Puis le 20 octobre 2020, c’est Marlène Schiappa, Ministre déléguée chargée de la citoyenneté, qui a convoqué les représentants des principaux réseaux sociaux (Twitter, Facebook, Google, TikTok, Snapchat) afin de les impliquer dans la responsabilité de la diffusion des contenus haineux. Le gouvernement entend intensifier la détection et la veille sur les plateformes en ligne et les mécanismes de riposte face aux appels à la violence. Plusieurs possibilités sont envisagées : “imposer une obligation de moyen aux plateformes pour la notification et le traitement des contenus signalés ; le blocage des sites dits miroirs (reprenant toute ou partie d’un site faisant déjà l’objet d’une mesure d’interdiction judiciaire) ; la levée de l’anonymat sur les réseaux sociaux ; la création d’un « délit de mise en danger par la publication de données personnelles » sur internet”.
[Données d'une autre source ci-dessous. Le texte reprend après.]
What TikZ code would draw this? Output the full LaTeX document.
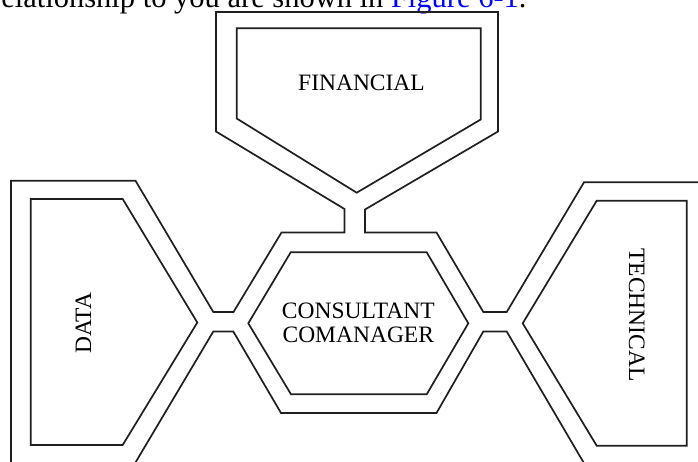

“Fake news” et haine en ligne ont encore de beaux jours devant eux : en cause ? L’irresponsabilité éditoriale des grandes plateformes. Avec internet, on peut faire à la fois de la correspondance et de la publication, les GAFA n’ont ainsi eu aucune difficulté à implanter facilement leurs activités vers les services d’éditions. Néanmoins, face à leur pouvoir d’influence considérable, et leur responsabilité limitée par nature au regard de leur statut, lorsque les pays tentent de les limiter, et que certaines réglementations leur semblent trop contraignantes, les GAFA menacent de se retirer du marché.

C’est une question politique et économique extrêmement sensible : source de profondes discordes. Il faudra encore attendre une dizaine d’années avant que l’on parvienne à établir des règles strictes venant encadrer et responsabiliser clairement les grandes plateformes hébergeuses qui disposent de pouvoirs toujours accrus. Malgré la volonté des gouvernements et des législateurs, tant sur le plan national qu’européen, le véritable changement pourrait venir des autorités publiques américaines qui disposent d’un pouvoir d’influence et de négociation supérieure envers ces multinationales.